Project financed by the National Science Centre, based at the Institute of History, University of Warsaw
Budget: 1 160 000 PLN (280 000 Euro)
Team: Robert Wiśniewski (principal investigator) + 1 post-doc + 2 doctoral students
The project aims at understanding and describing the role played by the presbyters in the ecclesiastical and social life of the Late Antique West, from the late 3rd century to the end of the 7th century. The research will be carried out in four areas: institutional, social and economic and in the field of mentality.
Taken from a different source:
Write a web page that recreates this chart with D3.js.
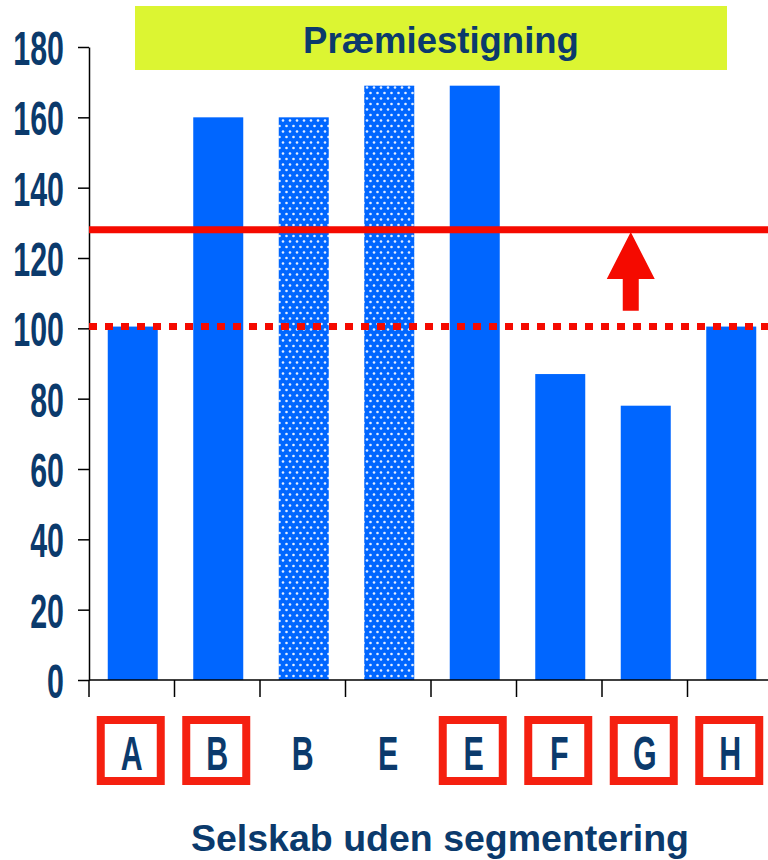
<!DOCTYPE html>
<html>
<head>
<meta charset="utf-8">
<script src="https://cdn.jsdelivr.net/npm/d3@7"></script>
<style>
  body { margin: 0; background: #fff; }
</style>
</head>
<body>
<script>
const svgWidth = 768
const svgHeight = 860

const margin = { top: 47, right: 0, bottom: 180, left: 89 }
const chartHeight = svgHeight - margin.top - margin.bottom
const chartWidth = svgWidth - margin.left - margin.right

// data
const categories = ["A", "B", "B", "E", "E", "F", "G", "H"]
const values = [100.5, 160, 160, 169, 169, 87, 78, 100.5]
const patterned = [false, false, true, true, false, false, false, false]
const boxed = [true, true, false, false, true, true, true, true]
const yTicks = [0, 20, 40, 60, 80, 100, 120, 140, 160, 180]
const oldLevel = 100.5
const newLevel = 128
const arrowLevels = [105, 114, 127.4] // shaft bottom, head base, tip
const titleText = "Præmiestigning"
const axisTitle = "Selskab uden segmentering"

const navy = "#0b3a6c"
const blue = "#0066ff"
const red = "#f50a00"
const narrow = "'Liberation Sans Narrow', 'Arial Narrow', sans-serif"
const squeeze = 0.62

const ids = categories.map((d, i) => i)

const svg = d3.select("body").append("svg")
  .attr("width", svgWidth)
  .attr("height", svgHeight)

const defs = svg.append("defs")
const pat = defs.append("pattern")
  .attr("id", "dots")
  .attr("patternUnits", "userSpaceOnUse")
  .attr("width", 7)
  .attr("height", 11)
pat.append("rect").attr("width", 7).attr("height", 11).attr("fill", blue)
pat.append("circle").attr("cx", 1.5).attr("cy", 2).attr("r", 1.3).attr("fill", "#e4eeff")
pat.append("circle").attr("cx", 5).attr("cy", 7.5).attr("r", 1.3).attr("fill", "#e4eeff")

// title box
svg.append("rect")
  .attr("x", 135).attr("y", 6)
  .attr("width", 592).attr("height", 64)
  .attr("fill", "#dcf532")
svg.append("text")
  .attr("x", 441).attr("y", 53)
  .attr("text-anchor", "middle")
  .attr("font-family", "'Liberation Sans', Arial, sans-serif")
  .attr("font-weight", "bold")
  .attr("font-size", 36.5)
  .attr("fill", navy)
  .text(titleText)

const chartG = svg.append("g")
  .attr("transform", `translate(${margin.left}, ${margin.top})`)

const y = d3.scaleLinear()
  .domain([0, 180])
  .range([chartHeight, 0])

const x = d3.scaleBand()
  .domain(ids)
  .range([0, 684])

const barWidth = 50

// bars
chartG.selectAll("rect.bar")
  .data(ids)
  .enter()
  .append("rect")
  .attr("class", "bar")
  .attr("x", i => x(i) + (x.bandwidth() - barWidth) / 2 + 1)
  .attr("y", i => y(values[i]))
  .attr("width", barWidth)
  .attr("height", i => y(0) - y(values[i]))
  .attr("fill", i => patterned[i] ? "url(#dots)" : blue)

// y axis
const yAxis = d3.axisLeft(y)
  .tickValues(yTicks)
  .tickSize(11)
  .tickSizeOuter(0)
  .tickPadding(14)

const yG = chartG.append("g").call(yAxis)
yG.select(".domain").attr("stroke", "#000").attr("stroke-width", 1.5)
yG.selectAll(".tick line").attr("stroke", "#000").attr("stroke-width", 1.5)
yG.selectAll(".tick text")
  .attr("font-family", narrow)
  .attr("font-weight", "bold")
  .attr("font-size", 49)
  .attr("fill", navy)
  .attr("dy", "0.36em")
  .attr("transform", function () {
    const tx = +this.getAttribute("x")
    return `translate(${tx},0) scale(${squeeze},1)`
  })
  .attr("x", 0)

// x axis
const xG = chartG.append("g")
  .attr("transform", `translate(0, ${chartHeight})`)
xG.append("line")
  .attr("x1", 0).attr("x2", chartWidth)
  .attr("stroke", "#000").attr("stroke-width", 1.5)
xG.selectAll("line.tick")
  .data(ids)
  .enter()
  .append("line")
  .attr("class", "tick")
  .attr("x1", i => x(i)).attr("x2", i => x(i))
  .attr("y1", 0).attr("y2", 17)
  .attr("stroke", "#000").attr("stroke-width", 1.5)

// category labels with boxes
const labelG = xG.selectAll("g.label")
  .data(ids)
  .enter()
  .append("g")
  .attr("class", "label")
  .attr("transform", i => `translate(${x(i) + x.bandwidth() / 2}, 0)`)

labelG.filter(i => boxed[i])
  .append("rect")
  .attr("x", -31).attr("y", 40)
  .attr("width", 60).attr("height", 61)
  .attr("fill", "none")
  .attr("stroke", "#f52010")
  .attr("stroke-width", 8)

labelG.append("text")
  .attr("text-anchor", "middle")
  .attr("transform", `translate(0, 90) scale(${squeeze},1)`)
  .attr("font-family", narrow)
  .attr("font-weight", "bold")
  .attr("font-size", 49)
  .attr("fill", navy)
  .text(i => categories[i])

// reference lines
chartG.append("line")
  .attr("x1", 0).attr("x2", chartWidth)
  .attr("y1", y(oldLevel)).attr("y2", y(oldLevel))
  .attr("stroke", red)
  .attr("stroke-width", 7)
  .attr("stroke-dasharray", "8 8")

chartG.append("line")
  .attr("x1", 0).attr("x2", chartWidth)
  .attr("y1", y(newLevel)).attr("y2", y(newLevel))
  .attr("stroke", red)
  .attr("stroke-width", 7)

// arrow pointing up from the old level to the new one
const ax = x(6) + x.bandwidth() / 2 - 14
const arrowPath = d3.path()
arrowPath.moveTo(ax - 8, y(arrowLevels[0]))
arrowPath.lineTo(ax - 8, y(arrowLevels[1]))
arrowPath.lineTo(ax - 24, y(arrowLevels[1]))
arrowPath.lineTo(ax, y(arrowLevels[2]))
arrowPath.lineTo(ax + 24, y(arrowLevels[1]))
arrowPath.lineTo(ax + 8, y(arrowLevels[1]))
arrowPath.lineTo(ax + 8, y(arrowLevels[0]))
arrowPath.closePath()
chartG.append("path")
  .attr("d", arrowPath.toString())
  .attr("fill", red)

// axis title
svg.append("text")
  .attr("x", 440).attr("y", 851)
  .attr("text-anchor", "middle")
  .attr("font-family", "'Liberation Sans', Arial, sans-serif")
  .attr("font-weight", "bold")
  .attr("font-size", 37.5)
  .attr("fill", navy)
  .text(axisTitle)
</script>
</body>
</html>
In each of them a particular interest will be paid to the evolution of the phenomenon and differences between diverse regions of the western Christendom.
The strength of the project lies in the wide and systematic research focused on the hundreds of rank-and-file presbyters, most of them known only from a single piece of evidence, and not, as hitherto, on outstanding individuals. This will be done through the use of the whole literary, normative and epigraphic evidence from Africa, Italy, Gaul, Spain, Britain and the Danube provinces. For most of these regions the evidence will be collected for the first time, for others it will be largely complemented. The prosopographical material obtained in this way will be assembled within a searchable on-line database which will allow finding and sorting diverse data, hardly accessible up to now, concerning origin, career, social links, property and economic activity of presbyters. This massive evidence will be used in three ways: through a cautious employment of quantitative methods to the entire material, through a careful microanalysis of well documented case studies and through a systematic setting it against normative sources.
The project which will allow to see, for the first time, hundreds of lower clergymen, will provide a new comprehension of the actual function of late antique Churches. It will also contribute to a better understanding of social mechanisms, particularly those which influenced social mobility and the emergence of social barriers. The searchable on-line database created for the purpose of the project will be an important tool for international scholars working on diverse problems of social and Church history of Late Antiquity and Early Middle Ages.